Always take a few seconds to refocus or to adapt your plans to a board change.
Look at the whole board
When your opponent places a stone, think if it is better to respond to his move or better to place a stone somewhere else.
Always look at the whole board before you decide something. Maybe there is some opportunity somewhere.
If you follow your opponent all the time, you will lose the game. This is a common mistake among beginners.
The gaining of territory is far more important than the capturing your opponent's stones.
And always remember to have at least two eyes inside your bigger territories to keep control of them.
In Go, you have to think about creating something and not about destructing something.
Play in the biggest areas
Playing in the big open areas is the most beneficial in Go.
The biggest areas on the board are the corners, then the sides, and the center last.
Corners and sides require the least amount of moves to surround.
Don't give up against better players
Don't worry if you don't know how to win or gain control.
You learn the most from your mistakes. Be grateful to your opponent for taking you down as it is an opportunity to learn something new.
If you approach the game with such an attitude, you will also play better and focus more.
Watch your back
While having your own game plan, always try to look what your opponent is doing or trying to do.
You need to get inside his head and see his plan.
The better you know his intentions, the better you can prepare yourself and the more calmly you can play.
Remember also that it's not always good trying to oppose everything. Sometimes it might be good to just cooperate.
Watch your front
Depending on your skill level and experience, everyone has different capacity for seeing the different possibilities on the Go board.

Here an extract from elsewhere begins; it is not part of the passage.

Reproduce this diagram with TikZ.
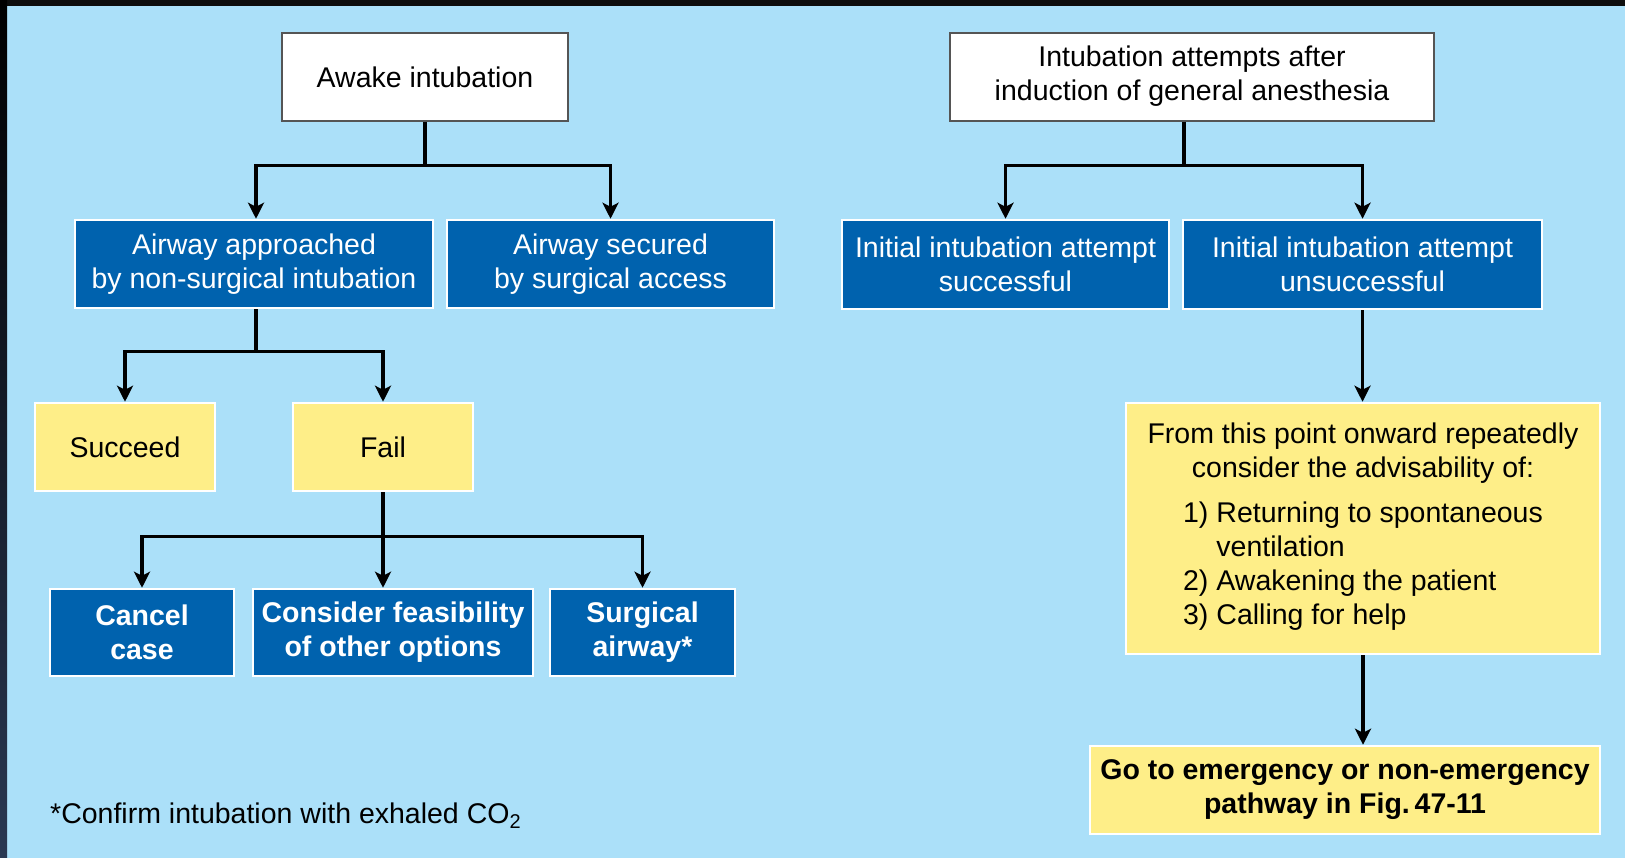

Visualizing how the board will look several moves ahead is important for becoming stronger at the Chinese game go.
Reading out moves is what will help you weigh up the pros and cons of different choices.
It is important that you improve your skill in visualizing the board several moves ahead to beat stronger players.
You should try to have never more than 4 separate groups on the board.
If you have too many groups, it will become too difficult to prevent all groups from dying.
Connecting your stones look often very slow, but it is crucial to do.
Always question the state of groups
If one of your groups looks like it might die, then protect the group.
If one of your opponents groups looks like it might die, then attack it.
While this is obvious, it's very common that players don't pay attention to all the groups on the board.
Keep it simple
Most of the time, the simple option is the best.
While you have to keep your eyes open for opportunities, for most of your moves, you should just aim to play solidly and consistently.
It is also much easier to read ahead (visualise) when you do simple moves.
If the simplest move produces a good result, stick with it.
It is not needed to play spectacular and doing special combinations.